ABSTRACT

The management of people, material, and culture from a diversified background is called cross-culture management. Different cultures may originate in a family, neighborhood, state, country, and organization. We all tend to think, behave, and live with certain values, beliefs, norms, attitudes, eating, speaking, and dressing patterns, which we then follow normally as a routine in life. Cross-culture refers to people who differ in origin, religion, geography, nationality, race, ethnicity, age, language, gender, and sexual orientation. People of different cultures, when meet, their way of speaking, behaving, working, eating, and living all differ, and this may lead to disparity in opinion and understanding between them.
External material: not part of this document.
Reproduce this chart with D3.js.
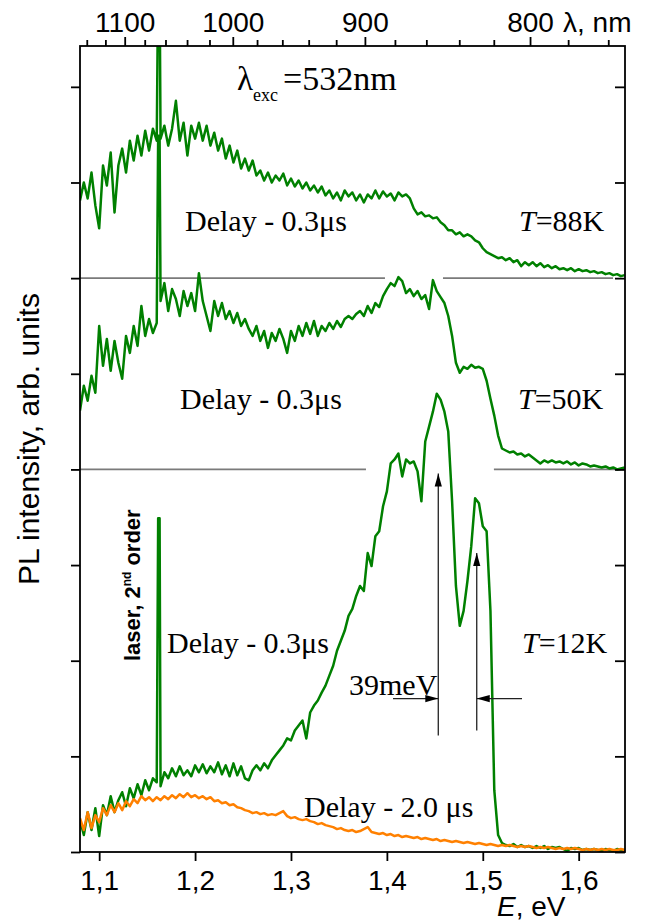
<!DOCTYPE html>
<html>
<head>
<meta charset="utf-8">
<script src="https://cdn.jsdelivr.net/npm/d3@7"></script>
<style>
body { margin: 0; background: #fff; }
text { fill: #000; }
</style>
</head>
<body>
<svg id="chart" width="648" height="923"></svg>
<script>
// spectra are sampled on a regular energy grid (eV)
const E_START = 1.080, E_STEP = 0.004;
// laser line, 2nd order of 532 nm
const laserE = [1.1615, 1.1630];
const laserPeak = [300, 335, 335];          // 88K, 50K, 12K
const offsets = [576, 384, 0];              // vertical shift of each spectrum
const temps = ["88K", "50K", "12K"];

// PL intensity, delay 0.3 us
const pl88 = [
    78, 96, 80, 106, 73, 50, 113, 93, 126, 66,
    113, 130, 106, 138, 118, 143, 123, 148, 128, 150,
    138, 140, 153, 133, 150, 178, 138, 156, 123, 153,
    140, 156, 138, 153, 133, 146, 128, 140, 120, 133,
    116, 128, 110, 120, 108, 118, 103, 108, 98, 106,
    96, 103, 98, 105, 93, 100, 92, 98, 90, 96,
    88, 93, 86, 92, 83, 88, 80, 86, 78, 88,
    82, 86, 78, 84, 76, 84, 80, 88, 80, 87,
    82, 85, 78, 86, 82, 84, 80, 70, 64, 66,
    62, 63, 60, 61, 56, 53, 48, 48, 44, 46,
    42, 44, 42, 38, 36, 30, 26, 24, 22, 20,
    21, 18, 20, 16, 18, 12, 16, 13, 16, 12,
    15, 11, 13, 10, 12, 9, 10, 8, 10, 7,
    9, 7, 8, 6, 7, 5, 6, 4, 5, 3,
    4, 2, 3
];
const pl50 = [
    59, 84, 69, 94, 77, 144, 104, 131, 99, 129,
    107, 91, 134, 117, 144, 124, 164, 134, 151, 137,
    147, 169, 187, 159, 181, 171, 154, 179, 164, 177,
    159, 197, 169, 154, 139, 169, 154, 167, 151, 159,
    147, 157, 144, 151, 141, 134, 144, 129, 139, 122,
    137, 129, 141, 131, 117, 139, 129, 144, 134, 147,
    136, 149, 134, 144, 139, 147, 141, 149, 143, 151,
    154, 151, 156, 159, 154, 164, 157, 167, 163, 174,
    181, 187, 184, 193, 189, 177, 181, 174, 179, 171,
    175, 161, 190, 179, 173, 167, 154, 134, 107, 97,
    103, 101, 105, 102, 103, 101, 89, 71, 54, 34,
    21, 19, 17, 18, 15, 16, 13, 15, 12, 9,
    6, 9, 7, 9, 7, 8, 6, 8, 5, 7,
    4, 6, 5, 3, 4, 3, 2, 3, 1, 2,
    0, 1, 2
];
const pl12 = [
    32, 17, 40, 22, 44, 16, 47, 37, 56, 40,
    52, 60, 46, 64, 54, 68, 57, 72, 62, 74,
    70, 66, 80, 74, 84, 76, 86, 77, 82, 76,
    87, 80, 88, 79, 86, 80, 90, 78, 87, 76,
    89, 77, 86, 74, 72, 82, 87, 82, 89, 84,
    92, 97, 102, 107, 114, 112, 122, 127, 132, 114,
    140, 147, 152, 160, 167, 177, 187, 202, 212, 222,
    237, 244, 257, 267, 262, 300, 287, 317, 322, 347,
    362, 390, 394, 400, 377, 394, 390, 392, 382, 352,
    412, 427, 442, 460, 454, 442, 422, 352, 267, 227,
    242, 272, 307, 355, 350, 327, 322, 242, 62, 17,
    9, 7, 6, 8, 5, 7, 5, 6, 4, 6,
    4, 6, 3, 5, 4, 5, 3, 1, 4, 3,
    4, 2, 3, 2, 3, 2, 1, 3, 2, 1,
    3, 2, 2
];
// PL intensity at 12K, delay 2.0 us
const pl12late = [
    34, 22, 40, 24, 37, 30, 44, 37, 47, 40,
    49, 42, 51, 46, 53, 49, 56, 52, 55, 51,
    55, 52, 56, 53, 57, 54, 58, 55, 59, 55,
    57, 54, 56, 53, 55, 51, 52, 49, 50, 47,
    48, 45, 44, 42, 41, 39, 40, 38, 39, 37,
    38, 37, 39, 41, 36, 34, 35, 33, 32, 33,
    31, 30, 28, 29, 27, 26, 25, 23, 24, 22,
    21, 22, 20, 21, 23, 25, 20, 19, 18, 19,
    17, 18, 16, 17, 15, 16, 15, 14, 15, 13,
    14, 13, 12, 13, 11, 12, 11, 10, 11, 10,
    9, 10, 9, 8, 9, 8, 7, 8, 7, 6,
    7, 6, 7, 6, 5, 6, 5, 6, 5, 4,
    5, 4, 5, 4, 3, 4, 3, 4, 3, 4,
    3, 2, 3, 2, 3, 2, 3, 2, 3, 2,
    2, 3, 2
];

// baselines of the shifted spectra, drawn with gaps
const sepLevels = [576, 384];
const sepSegments = [
    [[1.080, 1.398], [1.4585, 1.6358]],
    [[1.080, 1.3782], [1.5116, 1.6441]]
];
// 39 meV splitting marks
const arrowE = [1.4536, 1.4937];
const arrowFrom = [117, 122];
const arrowTo = [380, 300];
const markLevel = 154;
const markOuter = [1.4064, 1.5409];

// axes
const eMajor = [1.1, 1.2, 1.3, 1.4, 1.5, 1.6];
const eMinor = [1.15, 1.25, 1.35, 1.45, 1.55];
const lamMajor = [1100, 1000, 900, 800];
const lamMinor = [1140, 1120, 1080, 1060, 1040, 1020, 980, 960, 940, 920,
    880, 860, 840, 820, 780, 760];
const yMajor = [0, 96, 192, 288, 384, 480, 576, 672, 768];
const yMinor = [48, 144, 240, 336, 432, 528, 624, 720];

const SERIF = "'Liberation Serif', 'Times New Roman', serif";
const SANS = "'Liberation Sans', Arial, sans-serif";

const svg = d3.select("#chart");
const plot = { left: 80, right: 625, top: 46, bottom: 852 };

const x = d3.scaleLinear().domain([1.080, 1.6483]).range([plot.left, plot.right]);
const y = d3.scaleLinear().domain([0, 809]).range([plot.bottom, plot.top]);
const lamToE = l => 1239.84 / l;

const comma = d3.formatLocale({ decimal: ",", thousands: " ", grouping: [3], currency: ["", ""] }).format(".1f");

svg.append("defs").append("clipPath").attr("id", "clip")
    .append("rect")
    .attr("x", plot.left).attr("y", plot.top)
    .attr("width", plot.right - plot.left).attr("height", plot.bottom - plot.top);

//build the point list of one spectrum, with the laser line inserted
function spectrum(values, offset, peak) {
    let pts = values.map((v, i) => [E_START + i * E_STEP, v + offset]);
    if (peak != null) {
        let k = pts.findIndex(p => p[0] > laserE[0]);
        pts.splice(k, 0, [laserE[0], peak + offset], [laserE[1], peak + offset]);
    }
    return pts;
}

const line = d3.line().x(d => x(d[0])).y(d => y(d[1]));

// separator lines
sepLevels.forEach(function (lv, j) {
    svg.append("g").selectAll("line")
        .data(sepSegments[j])
        .join("line")
        .attr("x1", d => x(d[0])).attr("x2", d => x(d[1]))
        .attr("y1", y(lv)).attr("y2", y(lv))
        .attr("stroke", "#7a7a7a")
        .attr("stroke-width", 1.6);
});

const curves = svg.append("g").attr("clip-path", "url(#clip)");
[pl88, pl50, pl12].forEach(function (vals, j) {
    curves.append("path")
        .datum(spectrum(vals, offsets[j], laserPeak[j]))
        .attr("d", line)
        .attr("fill", "none")
        .attr("stroke", "#008000")
        .attr("stroke-width", 2.5)
        .attr("stroke-linejoin", "round");
});
curves.append("path")
    .datum(spectrum(pl12late, 0, null))
    .attr("d", line)
    .attr("fill", "none")
    .attr("stroke", "#ff8000")
    .attr("stroke-width", 2.5)
    .attr("stroke-linejoin", "round");

// arrows
function arrow(x1, y1, x2, y2) {
    let g = svg.append("g");
    g.append("line")
        .attr("x1", x1).attr("y1", y1).attr("x2", x2).attr("y2", y2)
        .attr("stroke", "#222").attr("stroke-width", 1.3);
    let a = Math.atan2(y2 - y1, x2 - x1), L = 13, w = 3.6;
    let bx = x2 - L * Math.cos(a), by = y2 - L * Math.sin(a);
    let px = -Math.sin(a) * w, py = Math.cos(a) * w;
    g.append("path")
        .attr("d", `M${x2},${y2}L${bx + px},${by + py}L${bx - px},${by - py}Z`)
        .attr("fill", "#000");
}
arrowE.forEach(function (e, j) {
    arrow(x(e), y(arrowFrom[j]), x(e), y(arrowTo[j]));
    arrow(x(markOuter[j]), y(markLevel), x(e), y(markLevel));
});

// annotations
function serifText(t, px, py, size) {
    return svg.append("text")
        .attr("x", px).attr("y", py)
        .style("font-family", SERIF)
        .style("font-size", size + "px")
        .text(t);
}
const lab = svg.append("text").attr("x", 237).attr("y", 90)
    .style("font-family", SERIF).style("font-size", "33px");
lab.append("tspan").text("λ");
lab.append("tspan").attr("dy", 11).style("font-size", "18px").text("exc");
serifText("=532nm", 283, 90, 34);

const delayY = [231, 409, 653];
const delayX = [185, 180, 167];
const tempX = [519, 518, 522];
temps.forEach(function (t, j) {
    serifText("Delay - 0.3μs", delayX[j], delayY[j], 30);
    let tt = svg.append("text").attr("x", tempX[j]).attr("y", delayY[j])
        .style("font-family", SERIF).style("font-size", "30px");
    tt.append("tspan").style("font-style", "italic").text("T");
    tt.append("tspan").text("=" + t);
});
serifText("Delay - 2.0 μs", 304, 817, 30);
serifText("39meV", 349, 695, 30);

const laser = svg.append("text")
    .attr("transform", "translate(140,661) rotate(-90)")
    .style("font-family", SANS).style("font-weight", "bold").style("font-size", "22px");
laser.append("tspan").text("laser, 2");
laser.append("tspan").attr("dy", -9).style("font-size", "12px").text("nd");
laser.append("tspan").attr("dy", 9).text(" order");

// axes
const gB = svg.append("g").attr("transform", `translate(0,${plot.bottom})`);
gB.call(d3.axisBottom(x).tickValues(eMinor).tickSize(5).tickFormat(""));
gB.call(d3.axisBottom(x).tickValues(eMajor).tickSize(9).tickPadding(9).tickFormat(comma));

const gL = svg.append("g").attr("transform", `translate(${plot.left},0)`);
gL.call(d3.axisLeft(y).tickValues(yMinor).tickSize(5).tickFormat(""));
gL.call(d3.axisLeft(y).tickValues(yMajor).tickSize(9).tickFormat(""));

const gR = svg.append("g").attr("transform", `translate(${plot.right},0)`);
gR.call(d3.axisRight(y).tickValues(yMinor).tickSize(-6).tickFormat(""));
gR.call(d3.axisRight(y).tickValues(yMajor).tickSize(-10).tickFormat(""));

svg.selectAll(".domain").remove();
svg.selectAll(".tick line").attr("stroke", "#000").attr("stroke-width", 1.8);
svg.selectAll(".tick text")
    .style("font-family", SANS).style("font-size", "28px").attr("fill", "#000");

// top axis in wavelength
const gT = svg.append("g");
gT.selectAll("line.minor").data(lamMinor).join("line")
    .attr("class", "minor")
    .attr("x1", d => x(lamToE(d))).attr("x2", d => x(lamToE(d)))
    .attr("y1", plot.top).attr("y2", plot.top - 6)
    .attr("stroke", "#000").attr("stroke-width", 1.8);
gT.selectAll("line.major").data(lamMajor).join("line")
    .attr("class", "major")
    .attr("x1", d => x(lamToE(d))).attr("x2", d => x(lamToE(d)))
    .attr("y1", plot.top).attr("y2", plot.top - 9)
    .attr("stroke", "#000").attr("stroke-width", 1.8);
gT.selectAll("text").data(lamMajor).join("text")
    .attr("x", d => x(lamToE(d))).attr("y", 32)
    .attr("text-anchor", "middle")
    .style("font-family", SANS).style("font-size", "28px")
    .text(d => d);
svg.append("text").attr("x", 563).attr("y", 32)
    .style("font-family", SANS).style("font-size", "28px")
    .text("λ, nm");

// frame
svg.append("rect")
    .attr("x", plot.left).attr("y", plot.top)
    .attr("width", plot.right - plot.left).attr("height", plot.bottom - plot.top)
    .attr("fill", "none").attr("stroke", "#000").attr("stroke-width", 1.8);

// axis titles
const xt = svg.append("text").attr("x", 497).attr("y", 916)
    .style("font-family", SANS).style("font-size", "28px");
xt.append("tspan").style("font-style", "italic").text("E");
xt.append("tspan").text(", eV");

svg.append("text")
    .attr("transform", "translate(39,439) rotate(-90)")
    .attr("text-anchor", "middle")
    .style("font-family", SANS).style("font-size", "30px")
    .text("PL intensity, arb. units");
</script>
</body>
</html>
If both individuals and parties learn to accommodate, adjust, respect, and listen patiently to each other’s viewpoints and behaviors, then there are fewer problems, and everything becomes amicable between them. When one assumes his culture is superior to others, then clashes or differences occur. This occurs mainly when one has minimal knowledge and cultural understanding of the world or sheer arrogance and attitude on one’s part. Cross-culture management plays a vital role here in the efforts to bridge the cultural gaps between two or more people, parties, organizations, and countries by trying to negotiate, mediate by gestures, goodwill, etiquette, behaviors, and languages. Communication 32plays a very important and strategic part here and is the fundamental link between the two entities. Cross-culture communication originates when people from different social, cultural, and geographical backgrounds try to converse with each other in similar or different ways. So as we learn to communicate, we also learn about each other’s culture in close tandem, influencing our behavior and the words we speak.